The top court agreed to review an Ontario Court of Appeal ruling that found the Criminal Code provision violated the Charter of Rights because of its effect on Indigenous offenders.

In 2016, Cheyenne Sharma, a young Indigenous woman, pleaded guilty to importing two kilograms of cocaine in exchange for $20,000 from her boyfriend, a task she carried out to avoid eviction for herself and her daughter.

“She was in-between a proverbial rock and a hard place and she took the only path available to her to save herself and her daughter,” Sharma’s lawyer Nader Hasan told CBC.
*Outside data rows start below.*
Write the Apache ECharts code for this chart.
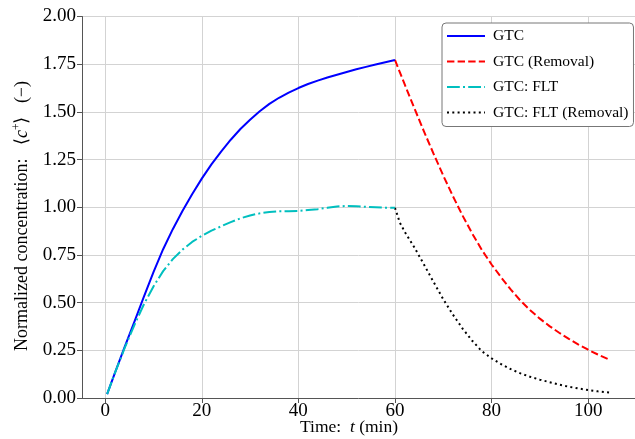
<!DOCTYPE html>
<html>
<head>
<meta charset="utf-8">
<script src="https://cdn.jsdelivr.net/npm/echarts@6/dist/echarts.min.js"></script>
<style>
  html, body { margin: 0; padding: 0; background: #fff; }
  #chart { width: 635px; height: 439px; }
</style>
</head>
<body>
<div id="chart"></div>
<script>
// Loading phase (0–60 min)
const tLoad = [0.4, 2, 4, 6, 8, 10, 12, 14, 16, 18, 20, 22, 24, 26, 28, 30, 32, 34, 36, 38, 40, 42, 44, 46, 48, 50, 52, 54, 56, 58, 60];
const gtc = [0.02, 0.13, 0.265, 0.397, 0.53, 0.66, 0.78, 0.885, 0.98, 1.068, 1.15, 1.225, 1.292, 1.354, 1.41, 1.459, 1.503, 1.542, 1.574, 1.601, 1.625, 1.646, 1.664, 1.68, 1.695, 1.709, 1.723, 1.736, 1.748, 1.76, 1.772];
const gtcFlt = [0.02, 0.13, 0.26, 0.38, 0.49, 0.585, 0.665, 0.728, 0.778, 0.818, 0.85, 0.877, 0.90, 0.922, 0.942, 0.957, 0.968, 0.975, 0.979, 0.979, 0.981, 0.985, 0.99, 0.997, 1.004, 1.007, 1.005, 1.002, 1.0, 0.998, 0.997];

// Removal phase (60–104.5 min)
const tRemoval = [60, 61, 62, 64, 66, 68, 70, 72, 74, 76, 78, 80, 82, 84, 86, 88, 90, 92, 94, 96, 98, 100, 102, 104.5];
const gtcRemoval = [1.772, 1.708, 1.645, 1.52, 1.398, 1.28, 1.166, 1.058, 0.956, 0.862, 0.776, 0.70, 0.632, 0.568, 0.51, 0.46, 0.416, 0.377, 0.342, 0.31, 0.28, 0.253, 0.228, 0.20];
const fltRemoval = [0.997, 0.92, 0.872, 0.79, 0.70, 0.608, 0.518, 0.437, 0.364, 0.30, 0.245, 0.208, 0.177, 0.151, 0.129, 0.111, 0.096, 0.083, 0.07, 0.059, 0.05, 0.042, 0.035, 0.028];

// Axis ticks
const xTicks = [0, 20, 40, 60, 80, 100];
const yTicks = [0, 0.25, 0.5, 0.75, 1.0, 1.25, 1.5, 1.75, 2.0];

const pairs = (xs, ys) => xs.map((x, i) => [x, ys[i]]);

const SERIF = '"Liberation Serif", "Times New Roman", serif';
const AXIS_COLOR = '#555';
const GRID_COLOR = '#d3d3d3';

const chart = echarts.init(document.getElementById('chart'), null, { renderer: 'canvas' });

const lineSeries = (name, xs, ys, color, dash, z) => ({
  name, type: 'line', symbol: 'none', showSymbol: false,
  data: pairs(xs, ys),
  lineStyle: { color, width: 2, type: dash, cap: 'butt', join: 'round' },
  itemStyle: { color },
  emphasis: { disabled: true },
  z
});

chart.setOption({
  animation: false,
  backgroundColor: '#fff',
  grid: { left: 82, right: 0, top: 16.5, bottom: 41, outerBoundsMode: 'none' },
  xAxis: {
    type: 'value',
    min: -4.8,
    max: 109.7,
    minInterval: 20,
    maxInterval: 20,
    axisLine: { onZero: false, lineStyle: { color: AXIS_COLOR, width: 1 } },
    axisTick: { show: true, length: 5, customValues: xTicks, lineStyle: { color: AXIS_COLOR } },
    axisLabel: {
      customValues: xTicks,
      margin: 4, color: '#000', fontFamily: SERIF, fontSize: 19
    },
    splitLine: { show: true, lineStyle: { color: GRID_COLOR, width: 1 } }
  },
  yAxis: {
    type: 'value',
    min: yTicks[0],
    max: yTicks[yTicks.length - 1],
    interval: 0.25,
    axisLine: { show: true, onZero: false, lineStyle: { color: AXIS_COLOR, width: 1 } },
    axisTick: { show: true, length: 5, lineStyle: { color: AXIS_COLOR } },
    axisLabel: {
      margin: 6, color: '#000', fontFamily: SERIF, fontSize: 19,
      formatter: v => v.toFixed(2)
    },
    splitLine: { show: true, lineStyle: { color: GRID_COLOR, width: 1 } }
  },
  legend: {
    orient: 'vertical',
    left: 442,
    top: 23,
    padding: [5, 5, 6, 4],
    itemWidth: 38,
    itemHeight: 14,
    itemGap: 9.5,
    backgroundColor: '#fff',
    borderColor: '#777',
    borderWidth: 1,
    borderRadius: 4,
    itemStyle: { opacity: 0 },
    textStyle: { fontFamily: SERIF, fontSize: 15.5, color: '#000', padding: [0, 0, 0, 3] },
    data: ['GTC', 'GTC (Removal)', 'GTC: FLT', 'GTC: FLT (Removal)']
  },
  graphic: [
    {
      type: 'text',
      x: 349, y: 427,
      style: {
        text: '{n|Time:  }{it|t}{n| (min)}',
        align: 'center', verticalAlign: 'middle',
        fill: '#000',
        rich: {
          n: { fontFamily: SERIF, fontSize: 17.5, fill: '#000' },
          it: { fontFamily: SERIF, fontSize: 17.5, fontStyle: 'italic', fill: '#000' }
        }
      }
    },
    {
      type: 'text',
      x: 21, y: 216,
      rotation: Math.PI / 2,
      style: {
        text: '{n|Normalized concentration:   ⟨}{it|c}{sup|+}{n|⟩   (−)}',
        align: 'center', verticalAlign: 'middle',
        fill: '#000',
        rich: {
          n: { fontFamily: SERIF, fontSize: 18, fill: '#000', verticalAlign: 'bottom' },
          it: { fontFamily: SERIF, fontSize: 18, fontStyle: 'italic', fill: '#000', verticalAlign: 'bottom' },
          sup: { fontFamily: SERIF, fontSize: 11.5, fill: '#000', verticalAlign: 'bottom', padding: [0, 0, 8, 0] }
        }
      }
    }
  ],
  series: [
    lineSeries('GTC', tLoad, gtc, '#0000ff', 'solid', 4),
    lineSeries('GTC (Removal)', tRemoval, gtcRemoval, '#ff0000', [7.4, 3.2], 3),
    lineSeries('GTC: FLT', tLoad, gtcFlt, '#00bfbf', [12.8, 3.2, 2, 3.2], 5),
    lineSeries('GTC: FLT (Removal)', tRemoval, fltRemoval, '#000000', [2, 3.3], 3)
  ]
});
</script>
</body>
</html>
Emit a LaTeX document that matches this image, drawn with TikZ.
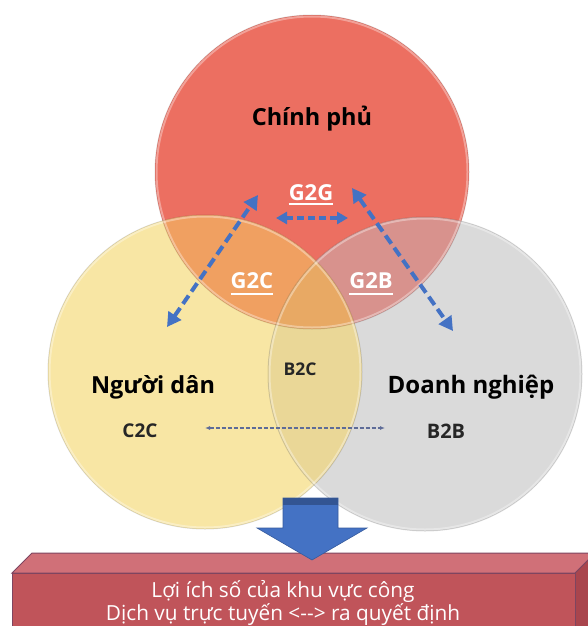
\documentclass[tikz,border=0pt]{standalone}
\usepackage{fontspec}
\setmainfont{Open Sans}
\usetikzlibrary{arrows.meta}

% region colours of the three-set Venn diagram
\definecolor{govRed}{HTML}{EC6F61}
\definecolor{citYel}{HTML}{F8E6A4}
\definecolor{bizGry}{HTML}{DADADA}
\definecolor{govCit}{HTML}{F0A061}
\definecolor{govBiz}{HTML}{D8928D}
\definecolor{citBiz}{HTML}{EAD797}
\definecolor{allThree}{HTML}{E8A964}
\definecolor{linkBlue}{HTML}{4472C4}
\definecolor{thinLink}{HTML}{5E6C98}
\definecolor{slabFront}{HTML}{C0545A}
\definecolor{slabTop}{HTML}{D07078}
\definecolor{slabSide}{HTML}{A9454D}
\definecolor{slabEdge}{HTML}{7E4560}

\begin{document}
\begin{tikzpicture}[x=1pt,y=-1pt,
  setlabel/.style={font=\bfseries\fontsize{23.5}{27}\selectfont, text=black, anchor=base, inner sep=0pt},
  pairlabel/.style={font=\bfseries\fontsize{19}{22}\selectfont, text=black!85, anchor=base, inner sep=0pt},
  govpair/.style={font=\bfseries\fontsize{22}{25}\selectfont, text=white, anchor=base, inner sep=0pt},
  underbar/.style={draw=white, line width=1.6pt},
  link/.style={draw=linkBlue, line width=4pt, dash pattern=on 10pt off 5pt,
    {Triangle[length=14pt,width=15pt]}-{Triangle[length=14pt,width=15pt]}},
  shortlink/.style={draw=linkBlue, line width=3.5pt, dash pattern=on 7pt off 4pt,
    {Triangle[length=11pt,width=12pt]}-{Triangle[length=11pt,width=12pt]}},
  thinlink/.style={draw=thinLink, line width=1.2pt, dash pattern=on 4pt off 2pt,
    {Latex[length=5pt,width=4pt]}-{Latex[length=5pt,width=4pt]}},
  bottomtext/.style={font=\fontsize{20.8}{23}\selectfont, text=white, anchor=base, inner sep=0pt}
]
\useasboundingbox (0,0) rectangle (588,626);
\fill[white] (0,0) rectangle (588,626);

% circle centres
\coordinate (cR) at (312,172);
\coordinate (cY) at (205,372);
\coordinate (cG) at (425,374);
\def\rr{157pt}

% single regions
\fill[govRed] (cR) circle[radius=\rr];
\fill[citYel] (cY) circle[radius=\rr];
\fill[bizGry] (cG) circle[radius=\rr];
% pairwise overlaps
\begin{scope}
  \clip (cR) circle[radius=\rr];
  \fill[govCit] (cY) circle[radius=\rr];
\end{scope}
\begin{scope}
  \clip (cR) circle[radius=\rr];
  \fill[govBiz] (cG) circle[radius=\rr];
\end{scope}
\begin{scope}
  \clip (cY) circle[radius=\rr];
  \fill[citBiz] (cG) circle[radius=\rr];
\end{scope}
% triple overlap
\begin{scope}
  \clip (cR) circle[radius=\rr];
  \clip (cY) circle[radius=\rr];
  \fill[allThree] (cG) circle[radius=\rr];
\end{scope}
% rims
\foreach \c in {cR,cY,cG}{
  \draw[black, opacity=0.12, line width=1pt] (\c) circle[radius=\rr];
  \draw[white, opacity=0.35, line width=2pt] (\c) circle[radius=155.5pt];
}

% set names
\node[setlabel] (gov) at (312,125) {Chính phủ};
\node[setlabel] (cit) at (153,393) {Người dân};
\node[setlabel, font=\bfseries\fontsize{24}{27}\selectfont] (biz) at (471,393) {Doanh nghiệp};

% interaction labels
\node[govpair] (g2g) at (311,200) {G2G};
\node[govpair] (g2c) at (252,288) {G2C};
\node[govpair] (g2b) at (371,288) {G2B};
\draw[underbar] ([yshift=-4pt]g2g.base west) -- ([yshift=-4pt]g2g.base east);
\draw[underbar] ([yshift=-6pt]g2c.base west) -- ([yshift=-6pt]g2c.base east);
\draw[underbar] ([yshift=-6pt]g2b.base west) -- ([yshift=-6pt]g2b.base east);

\node[pairlabel, font=\bfseries\fontsize{17.5}{20}\selectfont] (b2c) at (300,375) {B2C};
\node[pairlabel] (c2c) at (140,437) {C2C};
\node[pairlabel, font=\bfseries\fontsize{20}{22}\selectfont] (b2b) at (446,438) {B2B};

% link end points
\coordinate (gcTop) at (258,195);
\coordinate (gcBot) at (167,327);
\coordinate (ggL) at (276,218);
\coordinate (ggR) at (348,218);
\coordinate (gbTop) at (352,188);
\coordinate (gbBot) at (453,331);
\coordinate (ccEnd) at (205,428);
\coordinate (bbEnd) at (385,428);

\draw[link] (gcBot) -- (gcTop);
\draw[link] (gbTop) -- (gbBot);
\draw[shortlink] (ggL) -- (ggR);
\draw[thinlink] (ccEnd) -- (bbEnd);

% slab at the bottom
\coordinate (fTL) at (12,573);
\coordinate (fTR) at (575,573);
\coordinate (fBL) at (12,640);
\coordinate (fBR) at (575,640);
\coordinate (tTL) at (32,553);
\coordinate (tTR) at (595,553);
\coordinate (sBR) at (595,620);
\filldraw[fill=slabSide, draw=slabEdge, line width=1pt] (fTR) -- (tTR) -- (sBR) -- (fBR) -- cycle;
\filldraw[fill=slabTop, draw=slabEdge, line width=1pt] (fTL) -- (tTL) -- (tTR) -- (fTR) -- cycle;
\filldraw[fill=slabFront, draw=slabEdge, line width=1pt] (fTL) -- (fTR) -- (fBR) -- (fBL) -- cycle;

% block arrow into the slab
\coordinate (arTip) at (312,560);
\filldraw[fill=linkBlue, draw=linkBlue!80!black, line width=0.6pt]
  (283,498) -- (338,498) -- (338,528) -- (367,528) -- (arTip) -- (257,528) -- (283,528) -- cycle;
\fill[linkBlue!75!black] (283.3,498.3) rectangle (337.7,505);

\node[bottomtext] (benefit) at (283,597) {Lợi ích số của khu vực công};
\node[bottomtext] (service) at (283,620) {Dịch vụ trực tuyến <-{}-> ra quyết định};
\end{tikzpicture}
\end{document}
Because Sharma is of Ojibway ancestry and a member of the Saugeen First Nation, the trial court took her background of trauma into account in sentencing — as required by the Criminal Code since 1999 under the so-called “Gladue principles.”

But another part of the Code — enacted in 2012 under then-prime minister Stephen Harper — bans community-based sentences for offences such as drug trafficking that carry maximum penalties of at least 10 years in prison.

Sharma challenged that sentencing rule — along with another that called for a two-year mandatory minimum sentence — arguing it infringed on her constitutional rights.

In February 2018, then-Superior Court justice Casey Hill, who sentenced her to 17 months in custody, declared the mandatory minimum rule unconstitutional but dismissed Sharma’s challenge of the ban on a conditional sentence.

Sharma contested Hill’s decision. The Court of Appeal found the Criminal Code section violated the charter by discriminating against Indigenous offenders on the basis of race, and was too broad for its purpose.

Adam Bond is a lawyer for the Native Women’s Association, an intervener in the case. He said the 2012 law had an adverse effect on Indigenous communities.

“It’s also depriving Indigenous Peoples of their right to self-determination, including their customs and traditions when it comes to rehabilitation and healing,” he said.

Sharma still served her time in custody, making the Supreme Court’s decision inconsequential to her case. Hasan said Sharma continued to fight the case to ensure others don’t share her experience.

“She’s taken this case on her back and is fighting for the rights of all Canadians,” he said.